Nafan juga mengungkapkan pandangannya soal Bank Indonesia yang menilai bahwa ketidakpastian global masih tinggi akibat dinamika negosiasi tarif resiprokal AS serta ketegangan geopolitik di Timur Tengah, hal ini memperlambat pertumbuhan ekonomi global ke depannya
Sementara, Analis mata uang Doo Financial Futures, Lukman Leong mengatakan, konsumer non primer memang paling sensitif dan mengikuti keadaan ekonomi, mencerminkan kekuatiran ekonomi kedepannya.
"Dengan inflasi yang sangat rendah, BI memang diharapkan investor agar menurunkan suku bunga yang terlalu tinggi bagi perekonomian saat ini," pungkasnya.
Beralih ke rupiah, nilai tukar rupiah terhadap dolar AS pada Kamis (19/6/2025) ditutup pada posisi Rp 16.390/US$1 atau melemah 0,58%. Pelemahan ini telah menjadi kejatuhan rupiah terhadap dolar AS selama tiga hari beruntun.
Pelemahan ini menyeret rupiah ke level Rp16.390/US$1 untuk pertama kalinya sejak 20 Mei 2025. Penutupan rupiah pada perdagangan kemarin juga menjadi yang terlemah sejak 21 Mei 2025 atau sebulan lebih.

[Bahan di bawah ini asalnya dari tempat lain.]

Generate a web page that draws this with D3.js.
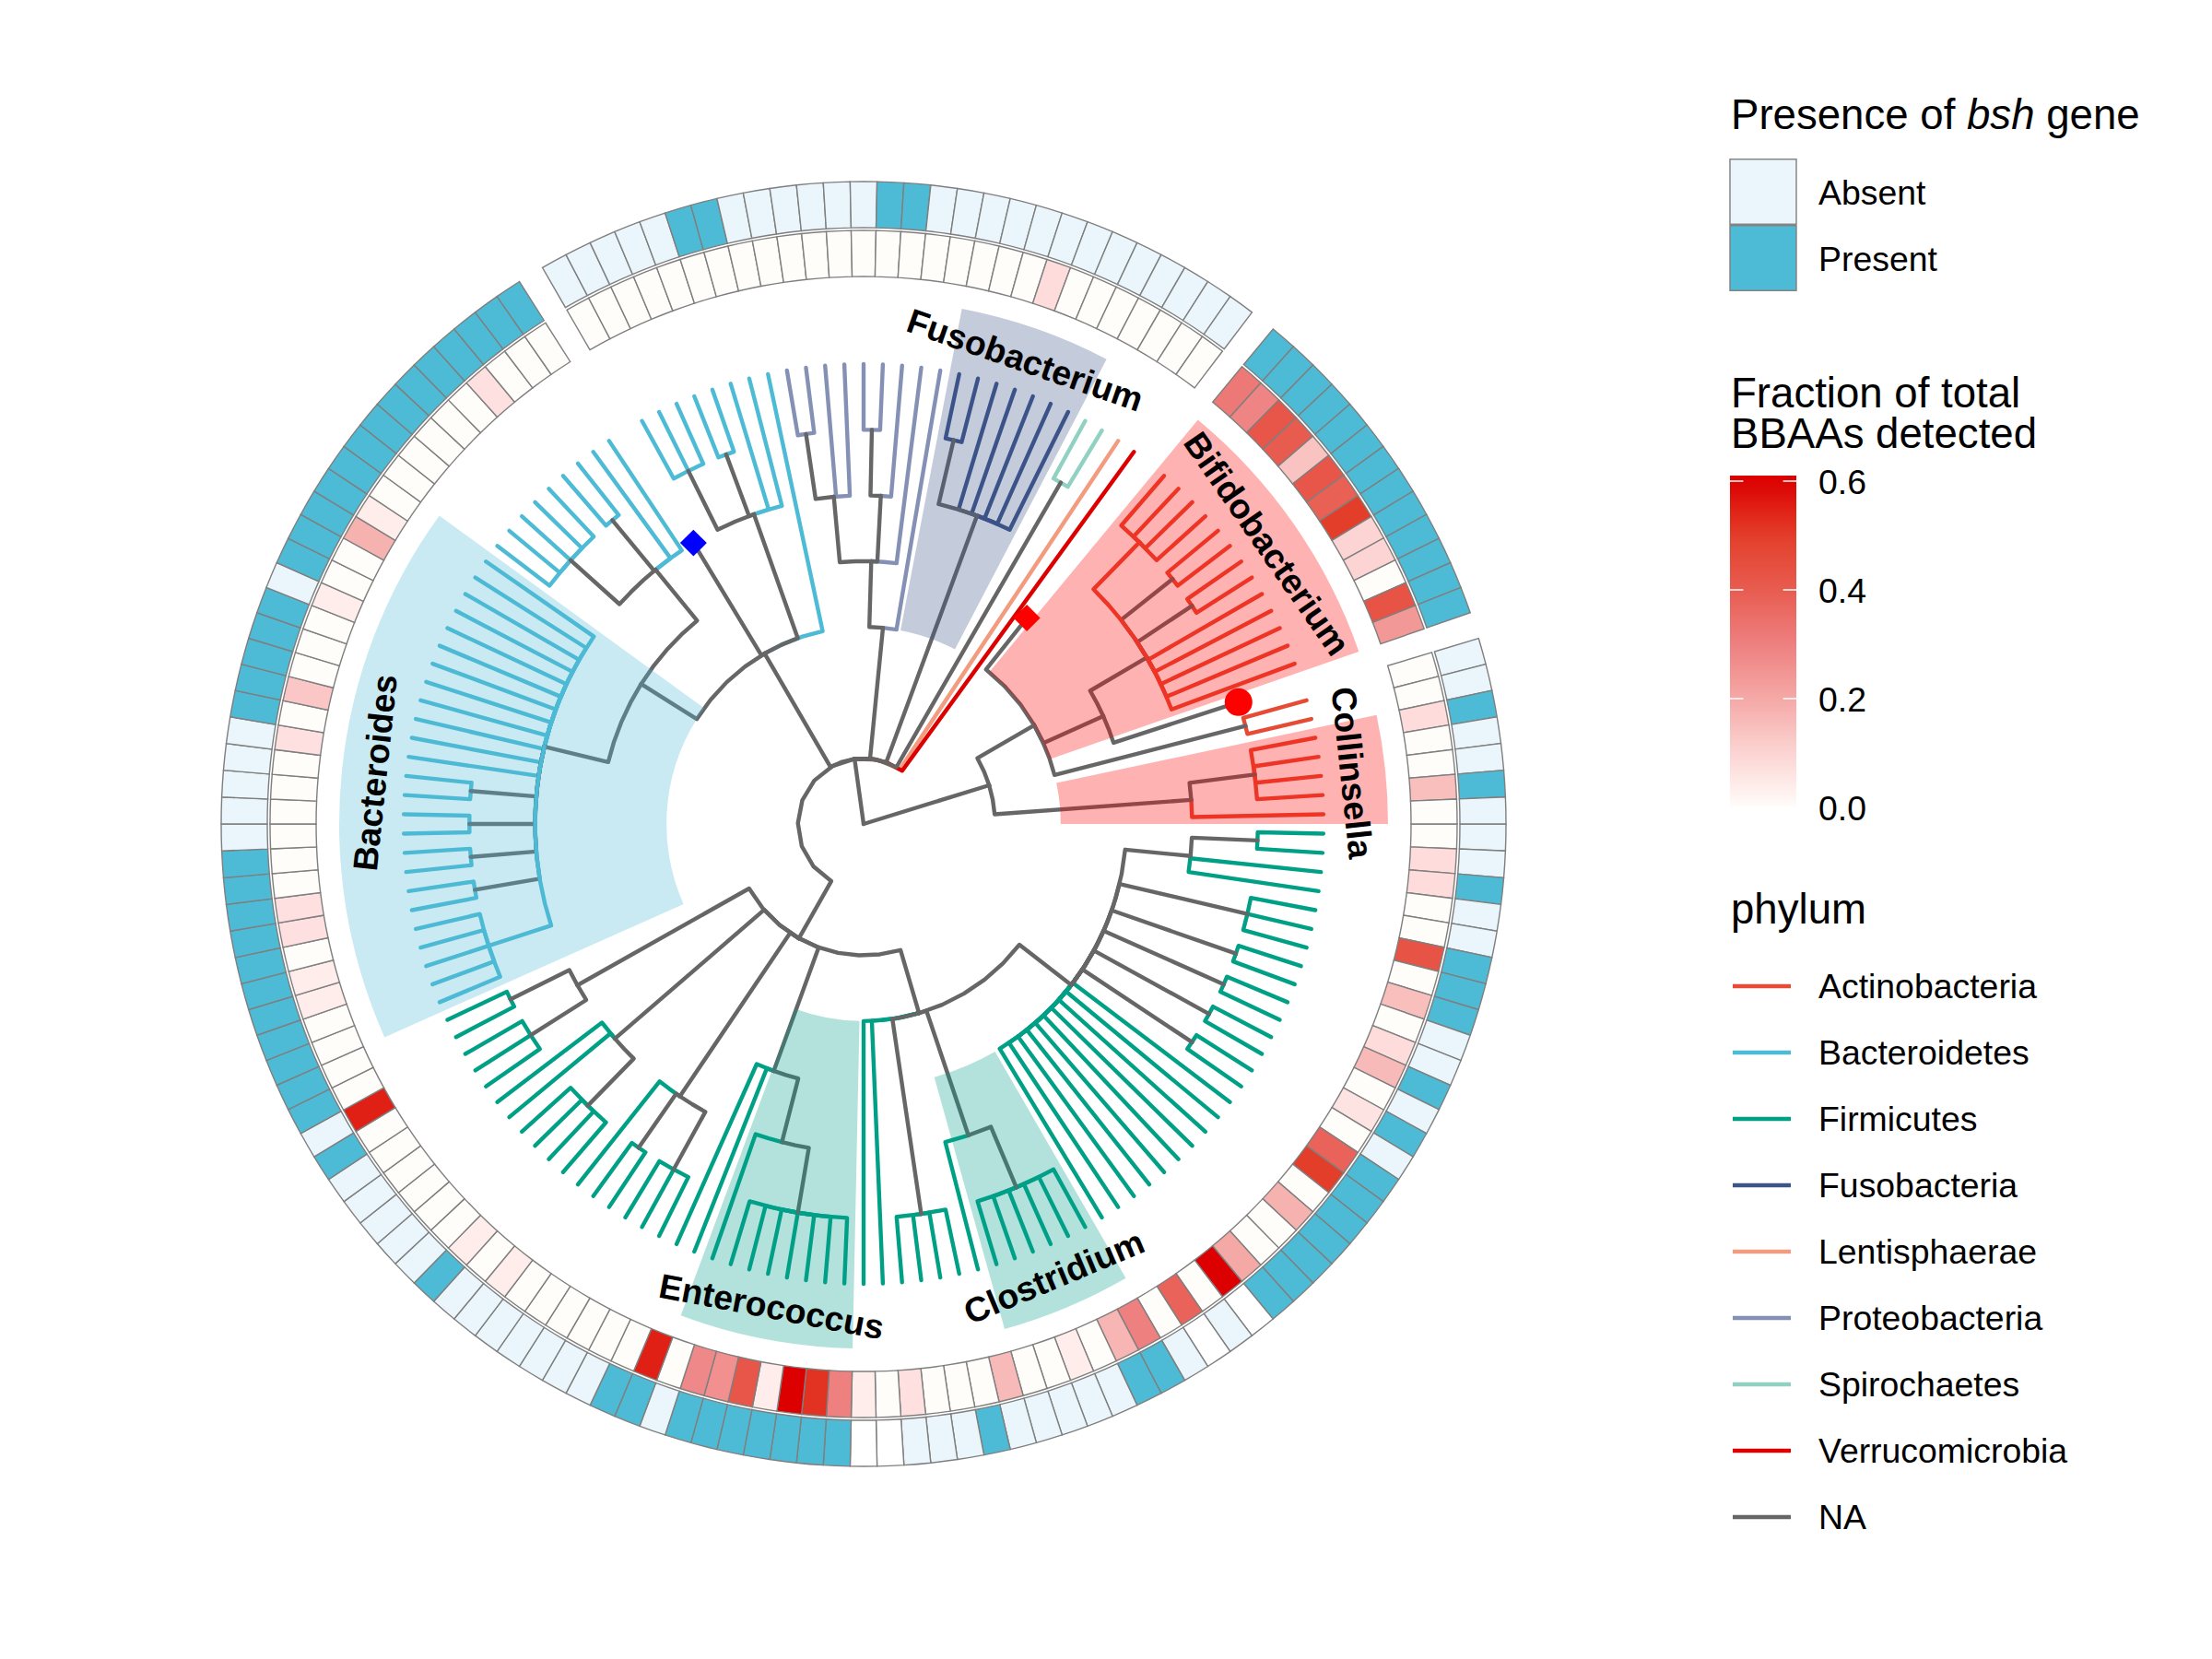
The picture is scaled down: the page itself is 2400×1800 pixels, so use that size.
<!DOCTYPE html>
<html>
<head>
<meta charset="utf-8">
<style>
html,body{margin:0;padding:0;background:#fff}
svg{display:block}
text{font-family:"Liberation Sans",Arial,sans-serif;fill:#000}
</style>
<script src="https://cdn.jsdelivr.net/npm/d3@7"></script>
</head>
<body>
<svg id="chart" width="2400" height="1800" viewBox="0 0 2400 1800"></svg>
<script>
// ---------- data ----------
const phylumNames  = ["Actinobacteria","Bacteroidetes","Firmicutes","Fusobacteria","Lentisphaerae","Proteobacteria","Spirochaetes","Verrucomicrobia","NA"];
const phylumColors = ["#E64B35","#4DBBD5","#00A087","#3C5488","#F39B7F","#8491B4","#91D1C2","#DC0000","#666666"];

// one value per leaf, clockwise from due east; null = no data for that leaf
const bbaaFraction = [
  0,.08,.08,0,0,.43,0,.15,0,.08,
  .16,0,.06,0,.38,.5,0,.18,0,0,
  .2,.6,0,.38,0,.3,.17,0,.04,0,
  0,.16,0,0,0,.07,0,.04,.3,.52,
  .6,.04,.42,.26,.28,0,.55,0,0,0,
  0,0,0,.04,0,.04,0,0,0,0,
  0,0,.55,0,0,0,0,.04,.04,0,
  .07,.07,0,0,0,0,0,0,.07,0,
  .13,0,0,0,.04,0,0,.18,.04,0,
  0,0,0,0,0,.07,0,0,0,null,
  0,0,0,0,0,0,0,0,0,0,
  0,0,0,0,0,0,0,0,0,0,
  .08,0,0,0,0,0,0,0,null,.32,
  .29,.42,.4,.14,.42,.39,.5,.1,.1,0,
  .43,.24,null,0,0,.08,0,0,.15,0
];
// A = absent, P = present, N = blank cell, - = no data
const bshStatus = Array.from(
  "AAPAAPPPAA"+"PAPAPPPPPP"+"PNANAPPAAA"+"AAPAAANNPP"+"PPPPPAPPAA"+
  "AAAAAPAAAA"+"APAPPPPPPP"+"PPPPAAAAAP"+"PPPPAPPPPP"+"PPPPPPPPP-"+
  "AAAAAPPAAA"+"AAAPPAAAAA"+"AAAAAAAA-P"+"PPPPPPPPPP"+"PP-AAPAAPA");
const bshLevels = ["Absent","Present"];
const bshFill   = {A:"#EAF6FB",P:"#4DBBD5",N:"#FFFFFF"};

// highlighted clades: first/last leaf (1-based) and inner tree level
const cladeNames  = ["Bacteroides","Fusobacterium","Bifidobacterium","Collinsella","Clostridium","Enterococcus"];
const cladeFirst  = [66,118,130,146,26,39];
const cladeLast   = [90,124,142,150,31,46];
const cladeLevel  = [3,3,3,3,4,3];
const cladeColor  = ["#4DBBD5","#3C5488","#FF0000","#FF0000","#00A087","#00A087"];

const heatTicks  = [0,.2,.4,.6];
const heatStops  = [0,.1,.2,.3,.4,.5,.6];
const heatColors = ["#FFFDFA","#FCD4D3","#F5A9A6","#EE8080","#E85C50","#E33E2A","#DC0000"];

// tree: node(level, phylum, ...children); leaves run clockwise from due east
const [Ac,Ba,Fi,Fu,Le,Pr,Sp,Ve,NA] = phylumNames;
const node = (level,phylum,...children)=>({level,phylum,children});
const tip  = (phylum,level=7,marker=null)=>({level,phylum,marker,tip:true});
const tips = (n,phylum)=>Array.from({length:n},()=>tip(phylum));

const firmA = node(4,NA,
  node(5,NA,node(6,NA,...tips(2,Fi)),...tips(2,Fi)),
  node(6,NA,...tips(3,Fi)),
  node(6,NA,...tips(2,Fi)),node(6,NA,...tips(2,Fi)),node(6,NA,...tips(2,Fi)),node(6,NA,...tips(2,Fi)),
  ...tips(10,Fi));
const firmB = node(3,NA,firmA,
  node(5,NA,node(6,NA,...tips(6,Fi)),tip(Fi)),
  node(6,NA,...tips(4,Fi)),tip(Fi),tip(Fi));
const firmC = node(4,NA,node(5,NA,node(6,NA,...tips(7,Fi)),tip(Fi)),tip(Fi),tip(Fi));
const firmD = node(5,NA,node(6,NA,...tips(3,Fi)),node(6,NA,...tips(2,Fi)),tip(Fi));
const firmE = node(5,NA,node(6,NA,...tips(4,Fi)),tip(Fi),tip(Fi));
const firmF = node(5,NA,node(6,NA,...tips(3,Fi)),node(6,NA,...tips(2,Fi)));
const firmicutes = node(2,NA,firmB,firmC,firmD,firmE,firmF);

const bactA = node(5,NA,node(6,Ba,...tips(5,Ba)),
  node(6,NA,...tips(2,Ba)),node(6,NA,...tips(2,Ba)),node(6,NA,...tips(2,Ba)),node(6,NA,...tips(2,Ba)),
  ...tips(12,Ba));
const bactB = node(5,NA,node(6,NA,...tips(5,Ba)),node(6,NA,...tips(2,Ba)),tip(Ba),tip(Ba));
const bactC = node(5,NA,node(6,NA,...tips(3,Ba)),node(6,NA,...tips(2,Ba)),tip(Ba),tip(Ba));
const bacteroidetes = node(3,NA,node(4,NA,bactA,bactB),tip(NA,5,"blueDiamond"),bactC,tip(Ba));

const proteo = node(3,NA,
  node(4,NA,
    node(5,NA,node(6,NA,...tips(2,Pr)),tip(Pr),tip(Pr)),
    node(5,NA,node(6,NA,...tips(2,Pr)),tip(Pr)),
    tip(Pr)),
  tip(Pr));
const fuso = node(5,NA,node(6,NA,...tips(2,Fu)),...tips(5,Fu));
const spiro = node(6,NA,...tips(2,Sp));

const bifido = node(5,NA,node(6,Ac,...tips(4,Ac)),node(6,NA,...tips(2,Ac)),node(6,NA,...tips(2,Ac)),...tips(5,Ac));
const actinoA = node(3,NA,tip(NA,4,"redDiamond"),node(4,NA,bifido,tip(NA,6,"redCircle")),node(6,NA,...tips(2,Ac)));
const actinoB = node(5,NA,node(6,NA,...tips(4,Ac)),tip(Ac));

const treeData = node(0,NA,
  node(1,NA,firmicutes,bacteroidetes,proteo,fuso,spiro,tip(Le),tip(Ve)),
  node(2,NA,actinoA,actinoB));

// ---------- scales ----------
const cx=937, cy=894;
const leafCount = bbaaFraction.length;
const angle  = d3.scaleLinear().domain([0,leafCount]).range([0,2*Math.PI]); // clockwise from east
const radius = d3.scaleLinear().domain([0,7]).range([0,499]);
const heat   = d3.scaleLinear().domain(heatStops).range(heatColors).interpolate(d3.interpolateRgb);
const phylumColor = d3.scaleOrdinal().domain(phylumNames).range(phylumColors);
const pt = (a,r)=>[r*Math.cos(a),r*Math.sin(a)];

const svg = d3.select("#chart");
const plot = svg.append("g").attr("transform",`translate(${cx},${cy})`);

// ---------- rings ----------
const ringArc = d3.arc();
function ring(values,inner,outer,fill){
  plot.append("g").selectAll("path")
    .data(values.map((v,i)=>({v,i})).filter(d=>d.v!==null && d.v!=="-"))
    .join("path")
    .attr("d",d=>ringArc({innerRadius:inner,outerRadius:outer,
        startAngle:angle(d.i)+Math.PI/2,endAngle:angle(d.i+1)+Math.PI/2}))
    .attr("fill",d=>fill(d.v))
    .attr("stroke","#7F7F7F").attr("stroke-width",1.4);
}
ring(bbaaFraction,594,644,v=>heat(v));
ring(bshStatus,647,697,v=>bshFill[v]);

// ---------- tree ----------
const root = d3.hierarchy(treeData);
root.leaves().forEach((l,i)=>{l.theta=angle(i+.5)});
root.eachAfter(n=>{ if(n.children) n.theta=d3.mean(n.children,c=>c.theta); });

function edgePath(n){
  const rp=radius(n.parent.data.level), rc=radius(n.data.level);
  const a0=n.parent.theta, a1=n.theta;
  const steps=Math.max(1,Math.ceil(Math.abs(a1-a0)*rp/27));
  const pts=d3.range(steps+1).map(i=>pt(a0+(a1-a0)*i/steps,rp));
  pts.push(pt(a1,rc));
  return d3.line()(pts);
}
const edges=root.descendants().filter(n=>n.parent);
const order=n=>n.data.tip?0:(n.data.phylum===NA?1:2);
plot.append("g").attr("fill","none").attr("stroke-width",4.4)
  .attr("stroke-linecap","round").attr("stroke-linejoin","round")
  .selectAll("path")
  .data(edges.slice().sort((a,b)=>order(a)-order(b)))
  .join("path")
  .attr("d",edgePath)
  .attr("stroke",n=>phylumColor(n.data.phylum));

// ---------- clade highlights ----------
const clades=cladeNames.map((name,i)=>({name,first:cladeFirst[i],last:cladeLast[i],level:cladeLevel[i],color:cladeColor[i]}));
plot.append("g").selectAll("path").data(clades).join("path")
  .attr("d",d=>ringArc({innerRadius:radius(d.level),outerRadius:569,
      startAngle:angle(d.first-1)+Math.PI/2,endAngle:angle(d.last)+Math.PI/2}))
  .attr("fill",d=>d.color).attr("fill-opacity",.3);

plot.append("g").selectAll("text").data(clades).join("text")
  .attr("transform",d=>{
    const a=angle((d.first-1+d.last)/2), [x,y]=pt(a,533), deg=a*180/Math.PI;
    const rot=(deg>0&&deg<180)?deg-90:deg-270;
    return `translate(${x},${y}) rotate(${rot})`;
  })
  .attr("text-anchor","middle").attr("dominant-baseline","central")
  .attr("font-weight","bold").attr("font-size",37.4)
  .text(d=>d.name);

// ---------- markers ----------
const symbolOf={blueDiamond:["#0000FF",d3.symbolSquare,420,45],redDiamond:["#FF0000",d3.symbolSquare,420,45],redCircle:["#FF0000",d3.symbolCircle,707,0]};
plot.append("g").selectAll("path")
  .data(root.leaves().filter(l=>l.data.marker))
  .join("path")
  .attr("transform",l=>{const [x,y]=pt(l.theta,radius(l.data.level));return `translate(${x},${y}) rotate(${symbolOf[l.data.marker][3]})`;})
  .attr("d",l=>d3.symbol().type(symbolOf[l.data.marker][1]).size(symbolOf[l.data.marker][2])())
  .attr("fill",l=>symbolOf[l.data.marker][0]);

// ---------- legends ----------
const lg=svg.append("g");
const keyX=1877, keyW=72, labelX=1973, titleSize=45.6, labelSize=37.4;

const t1=lg.append("text").attr("x",keyX+1).attr("y",139.5).attr("font-size",titleSize);
t1.append("tspan").text("Presence of ");
t1.append("tspan").attr("font-style","italic").text("bsh");
t1.append("tspan").text(" gene");

const bshY=d3.scaleBand().domain(bshLevels).range([172,316]);
lg.append("g").selectAll("rect").data(bshLevels).join("rect")
  .attr("x",keyX).attr("y",d=>bshY(d)+.75).attr("width",keyW).attr("height",bshY.bandwidth()-1.5)
  .attr("fill",d=>bshFill[d[0]]).attr("stroke","#7F7F7F").attr("stroke-width",1.4);
lg.append("g").selectAll("text").data(bshLevels).join("text")
  .attr("x",labelX).attr("y",d=>bshY(d)+bshY.bandwidth()/2+13.5).attr("font-size",labelSize).text(d=>d);

lg.append("text").attr("x",keyX+1).attr("y",441.5).attr("font-size",titleSize).text("Fraction of total");
lg.append("text").attr("x",keyX+1).attr("y",485.5).attr("font-size",titleSize).text("BBAAs detected");

const barY=d3.scaleLinear().domain([0,.6]).range([876,522]);
const barTop=516, barBottom=876;
const grad=svg.append("defs").append("linearGradient").attr("id","heatGrad")
  .attr("x1",0).attr("x2",0).attr("y1",0).attr("y2",1);
d3.range(0,21).forEach(i=>{
  const y=barTop+(barBottom-barTop)*i/20;
  grad.append("stop").attr("offset",i/20).attr("stop-color",heat(Math.min(.6,barY.invert(y))));
});
lg.append("rect").attr("x",keyX).attr("y",barTop).attr("width",keyW).attr("height",barBottom-barTop).attr("fill","url(#heatGrad)");
const tk=lg.append("g").attr("stroke","#fff").attr("stroke-width",1.5);
tk.selectAll("line.l").data(heatTicks.slice(1)).join("line").attr("class","l")
  .attr("x1",keyX).attr("x2",keyX+14.4).attr("y1",d=>barY(d)).attr("y2",d=>barY(d));
tk.selectAll("line.r").data(heatTicks.slice(1)).join("line").attr("class","r")
  .attr("x1",keyX+keyW-14.4).attr("x2",keyX+keyW).attr("y1",d=>barY(d)).attr("y2",d=>barY(d));
lg.append("g").selectAll("text").data(heatTicks).join("text")
  .attr("x",labelX).attr("y",d=>barY(d)+13.5).attr("font-size",labelSize).text(d=>d.toFixed(1));

lg.append("text").attr("x",keyX+1).attr("y",1001.5).attr("font-size",titleSize).text("phylum");
const legY=d3.scalePoint().domain(phylumNames).range([1070,1646]);
lg.append("g").selectAll("line").data(phylumNames).join("line")
  .attr("x1",keyX+3).attr("x2",keyX+66).attr("y1",d=>legY(d)).attr("y2",d=>legY(d))
  .attr("stroke",d=>phylumColor(d)).attr("stroke-width",4.4);
lg.append("g").selectAll("text").data(phylumNames).join("text")
  .attr("x",labelX).attr("y",d=>legY(d)+13).attr("font-size",labelSize).text(d=>d);
</script>
</body>
</html>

The Fed memutuskan untuk mempertahankan suku bunga acuan di kisaran 4,25-4,50%. Hal ini membuat pasar menilai The Fed belum siap untuk menurunkan suku bunga. Akibatnya, dolar AS menguat terhadap mata uang lain termasuk rupiah.
Bank Indonesia turut serta memilih untuk mempertahankan suku bunga acuan di level 5,50%. Meskipun ini sesuai dengan ekspektasi pasar, kebijakan ini dinilai memperkecil selisih suku bunga antara BI dan The Fed. Akibatnya daya tarik ke rupiah berkurang.
Ketegangan di Timur Tengah, khususnya konflik antara Iran dan Israel, Kembali memicu penguatan dolar AS sebagai aset safe haven.
Adapun dari pasar obligasi Indonesia, pada perdagangan Kamis (18/6/2025) imbal hasil obligasi tenor 10 tahun terpantau menguat 0,49% di level 6,710%. Imbal hasil obligasi yang menguat menandakan bahwa para pelaku pasar sedang membuang surat berharga negara (SBN). Begitu pun sebaliknya, imbal hasil obligasi yang melemah menandakan bahwa para pelaku pasar sedang kembali mengumpulkan surat berharga negara (SBN).